Dlaczego prezydent nie przerwał manifestacji? Przekonuje, że… policja nie zgłaszała zastrzeżeń do zgromadzenia! „W ocenie naszego przedstawiciela oraz przedstawicieli policji nie było podstaw do rozwiązania zgromadzenia” – czytamy w oświadczeniu rzecznika urzędu miasta, który zrzuca winę na… wojewodę małopolskiego. Tyle, że wojewoda jest decyzyjny wyłącznie w zakresie terenu obozu, nie zaś tego, co dzieje się przed bramą, a tam działy się rzeczy skandaliczne i takie obrazki poszły w świat.

Kalendarium:

  1. godz. 7.00 – na Facebooku Piotra Rybaka pojawia się wpis o kontroli nacjonalistów przez policję – w drodze do Oświęcimia mieli zostać zatrzymani i sześć razy kontrolowani przez drogówkę m.in. we Wrocławiu, Opolu i Rudzie Śląskiej. Policjanci mieli zarekwirować im sprzęt nagłaśniający.

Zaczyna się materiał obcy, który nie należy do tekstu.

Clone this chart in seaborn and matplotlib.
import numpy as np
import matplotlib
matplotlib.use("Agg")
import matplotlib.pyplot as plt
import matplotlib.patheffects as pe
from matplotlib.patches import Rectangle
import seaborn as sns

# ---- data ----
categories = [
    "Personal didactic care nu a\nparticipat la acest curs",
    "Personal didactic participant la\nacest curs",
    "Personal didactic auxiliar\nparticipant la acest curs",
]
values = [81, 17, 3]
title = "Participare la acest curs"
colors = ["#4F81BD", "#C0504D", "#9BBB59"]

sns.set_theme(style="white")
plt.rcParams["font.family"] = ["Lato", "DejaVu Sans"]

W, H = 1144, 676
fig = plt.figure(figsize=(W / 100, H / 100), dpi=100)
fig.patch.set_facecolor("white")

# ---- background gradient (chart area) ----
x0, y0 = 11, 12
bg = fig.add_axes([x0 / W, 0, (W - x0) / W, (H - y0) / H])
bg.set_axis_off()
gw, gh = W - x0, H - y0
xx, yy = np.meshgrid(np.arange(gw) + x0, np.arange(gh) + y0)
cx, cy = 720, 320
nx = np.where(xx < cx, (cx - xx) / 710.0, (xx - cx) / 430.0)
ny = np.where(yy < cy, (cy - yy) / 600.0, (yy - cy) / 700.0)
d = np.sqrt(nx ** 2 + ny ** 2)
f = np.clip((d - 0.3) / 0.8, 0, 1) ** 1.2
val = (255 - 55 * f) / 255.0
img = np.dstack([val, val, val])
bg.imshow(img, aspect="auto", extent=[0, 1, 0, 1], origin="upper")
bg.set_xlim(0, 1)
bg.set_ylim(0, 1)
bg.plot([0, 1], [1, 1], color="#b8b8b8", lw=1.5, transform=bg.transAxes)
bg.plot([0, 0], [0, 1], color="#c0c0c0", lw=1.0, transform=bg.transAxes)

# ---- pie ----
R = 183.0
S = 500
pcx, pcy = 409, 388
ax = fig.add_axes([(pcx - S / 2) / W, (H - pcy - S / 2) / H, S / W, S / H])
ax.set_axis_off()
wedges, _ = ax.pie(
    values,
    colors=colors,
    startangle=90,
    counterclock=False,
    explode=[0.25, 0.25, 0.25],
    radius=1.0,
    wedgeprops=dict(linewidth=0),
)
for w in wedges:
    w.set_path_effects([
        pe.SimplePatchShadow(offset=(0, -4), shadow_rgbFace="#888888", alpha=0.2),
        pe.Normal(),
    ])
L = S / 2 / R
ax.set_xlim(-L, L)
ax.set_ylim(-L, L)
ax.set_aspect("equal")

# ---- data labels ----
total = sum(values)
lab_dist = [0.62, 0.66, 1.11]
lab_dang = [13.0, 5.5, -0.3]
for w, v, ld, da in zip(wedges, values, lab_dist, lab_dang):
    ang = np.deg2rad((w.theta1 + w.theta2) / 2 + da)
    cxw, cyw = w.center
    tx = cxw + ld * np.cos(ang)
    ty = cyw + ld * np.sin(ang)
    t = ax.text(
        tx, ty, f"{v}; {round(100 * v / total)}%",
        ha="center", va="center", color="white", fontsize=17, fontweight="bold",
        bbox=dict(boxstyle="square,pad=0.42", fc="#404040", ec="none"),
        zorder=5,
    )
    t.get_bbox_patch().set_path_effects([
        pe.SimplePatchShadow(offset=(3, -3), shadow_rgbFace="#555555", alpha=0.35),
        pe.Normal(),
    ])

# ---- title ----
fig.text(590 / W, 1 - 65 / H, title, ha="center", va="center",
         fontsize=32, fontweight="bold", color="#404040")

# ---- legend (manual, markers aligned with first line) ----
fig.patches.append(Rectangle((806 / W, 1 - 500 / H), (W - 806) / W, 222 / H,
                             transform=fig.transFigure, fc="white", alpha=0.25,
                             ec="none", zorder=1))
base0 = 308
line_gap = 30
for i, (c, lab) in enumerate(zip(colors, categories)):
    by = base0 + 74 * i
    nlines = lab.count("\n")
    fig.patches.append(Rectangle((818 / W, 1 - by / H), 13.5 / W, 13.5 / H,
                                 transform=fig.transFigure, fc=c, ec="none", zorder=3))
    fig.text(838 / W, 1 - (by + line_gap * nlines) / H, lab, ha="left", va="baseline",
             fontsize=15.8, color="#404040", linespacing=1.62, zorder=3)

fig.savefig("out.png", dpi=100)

godz. 7.57 – szef MSWiA komentuje zatrzymania na Twitterze: „Wszystkim którzy będą dzisiaj próbowali wmawiać, że Policja odpowiednio wcześnie nie reagowała na, wstrętne antysemickie hasła, transparenty czy zachowania, polecam przejrzeć fora dyskusyjne tych, którzy chcieli dziś w Auschwitz kompromitować Polskę”

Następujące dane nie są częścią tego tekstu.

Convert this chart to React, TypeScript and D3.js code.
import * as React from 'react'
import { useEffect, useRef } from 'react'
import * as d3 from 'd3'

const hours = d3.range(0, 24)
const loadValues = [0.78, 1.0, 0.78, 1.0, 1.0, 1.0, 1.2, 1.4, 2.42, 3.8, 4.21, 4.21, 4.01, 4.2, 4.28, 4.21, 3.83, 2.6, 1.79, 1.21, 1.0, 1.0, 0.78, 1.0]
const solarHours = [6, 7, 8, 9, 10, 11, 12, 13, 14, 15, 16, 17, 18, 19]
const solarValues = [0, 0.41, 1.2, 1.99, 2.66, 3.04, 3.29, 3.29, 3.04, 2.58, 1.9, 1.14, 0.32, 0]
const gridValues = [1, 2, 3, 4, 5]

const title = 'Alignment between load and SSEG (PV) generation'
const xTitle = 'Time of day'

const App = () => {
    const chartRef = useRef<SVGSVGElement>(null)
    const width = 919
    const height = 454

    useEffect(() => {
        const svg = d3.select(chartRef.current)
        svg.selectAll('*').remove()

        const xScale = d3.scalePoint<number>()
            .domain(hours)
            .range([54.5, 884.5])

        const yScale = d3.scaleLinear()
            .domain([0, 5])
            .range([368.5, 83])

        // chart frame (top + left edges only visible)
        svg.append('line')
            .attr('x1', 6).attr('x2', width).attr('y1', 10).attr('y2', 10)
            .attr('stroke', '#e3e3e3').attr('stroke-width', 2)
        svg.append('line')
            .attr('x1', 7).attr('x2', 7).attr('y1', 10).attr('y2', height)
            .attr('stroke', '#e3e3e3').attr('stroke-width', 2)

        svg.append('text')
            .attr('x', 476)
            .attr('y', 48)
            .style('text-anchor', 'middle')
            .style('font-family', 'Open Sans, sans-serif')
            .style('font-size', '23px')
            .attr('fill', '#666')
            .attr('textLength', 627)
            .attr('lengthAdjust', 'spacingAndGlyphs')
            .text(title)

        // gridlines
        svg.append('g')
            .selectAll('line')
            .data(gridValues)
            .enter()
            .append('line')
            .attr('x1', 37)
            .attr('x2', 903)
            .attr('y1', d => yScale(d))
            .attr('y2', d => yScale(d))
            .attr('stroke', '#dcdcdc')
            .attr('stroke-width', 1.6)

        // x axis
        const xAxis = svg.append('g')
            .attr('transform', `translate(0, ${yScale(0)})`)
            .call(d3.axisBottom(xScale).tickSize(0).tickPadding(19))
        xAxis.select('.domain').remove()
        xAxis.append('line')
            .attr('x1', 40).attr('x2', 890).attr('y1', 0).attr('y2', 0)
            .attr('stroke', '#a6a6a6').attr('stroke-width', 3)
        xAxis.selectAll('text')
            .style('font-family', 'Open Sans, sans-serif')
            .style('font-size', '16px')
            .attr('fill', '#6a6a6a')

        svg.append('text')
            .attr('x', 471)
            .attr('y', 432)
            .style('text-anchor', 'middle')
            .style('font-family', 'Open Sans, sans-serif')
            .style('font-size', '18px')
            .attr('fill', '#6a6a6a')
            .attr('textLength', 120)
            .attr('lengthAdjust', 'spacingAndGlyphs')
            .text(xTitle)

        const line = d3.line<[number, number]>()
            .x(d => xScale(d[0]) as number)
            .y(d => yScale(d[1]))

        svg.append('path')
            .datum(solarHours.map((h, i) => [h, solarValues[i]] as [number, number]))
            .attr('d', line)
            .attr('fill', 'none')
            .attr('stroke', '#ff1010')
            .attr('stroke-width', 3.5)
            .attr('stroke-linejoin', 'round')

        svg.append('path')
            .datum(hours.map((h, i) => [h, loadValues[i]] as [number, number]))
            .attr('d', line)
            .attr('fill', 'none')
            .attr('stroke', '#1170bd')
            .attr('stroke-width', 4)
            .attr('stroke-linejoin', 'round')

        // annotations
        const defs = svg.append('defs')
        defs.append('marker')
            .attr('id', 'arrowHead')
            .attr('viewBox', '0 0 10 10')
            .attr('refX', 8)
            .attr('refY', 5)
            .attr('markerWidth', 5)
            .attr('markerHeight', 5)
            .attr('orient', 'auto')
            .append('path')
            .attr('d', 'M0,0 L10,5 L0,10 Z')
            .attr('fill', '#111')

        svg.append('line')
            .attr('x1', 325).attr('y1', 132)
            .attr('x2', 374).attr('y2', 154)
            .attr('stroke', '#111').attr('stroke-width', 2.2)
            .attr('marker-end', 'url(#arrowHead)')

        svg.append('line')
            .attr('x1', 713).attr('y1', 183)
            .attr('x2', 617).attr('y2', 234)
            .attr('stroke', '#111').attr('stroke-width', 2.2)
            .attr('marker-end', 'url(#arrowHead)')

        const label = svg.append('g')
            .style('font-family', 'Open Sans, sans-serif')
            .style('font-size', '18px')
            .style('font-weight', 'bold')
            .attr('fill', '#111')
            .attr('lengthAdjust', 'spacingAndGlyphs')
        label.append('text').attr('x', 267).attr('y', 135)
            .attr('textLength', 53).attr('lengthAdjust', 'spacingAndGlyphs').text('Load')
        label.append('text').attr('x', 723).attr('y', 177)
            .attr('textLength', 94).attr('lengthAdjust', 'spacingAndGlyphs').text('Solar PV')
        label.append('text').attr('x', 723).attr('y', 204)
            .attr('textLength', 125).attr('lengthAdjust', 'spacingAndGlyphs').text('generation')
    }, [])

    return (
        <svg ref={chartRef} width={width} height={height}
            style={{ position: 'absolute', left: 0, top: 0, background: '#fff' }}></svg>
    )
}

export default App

  1. godz. 9.00 – nacjonaliści z flagami na drzewcach, w kibicowskich szalikach i opaskach zjawili się na dworcu kolejowym w Oświęcimiu. Na miejscu pojawiła się skromna kontrmanifestacja pod hasłem „Faszyzm stop” i flagą Izraela. Interweniowała policja
  2. godz. 10.00 – Piotr Rybak wygłasza przemówienie, w którym zaznacza, że dotychczasowe rządy w Polsce „tolerują faszyzm”. Marsz rusza w stronę byłego obozu
  3. godz. 11.30 – manifestacja dociera do bramy obozu, wcześniej zatrzymując się przy ulicy Jaracza
  4. godz. 12.00 – Rybak przemawia do zgromadzonych. – Czas powstać z kolan i powiedzieć dość tym żydowskim najeźdźcom. To my jesteśmy panami w tym kraju, to jest nasza ojczyzna – wykrzykiwał.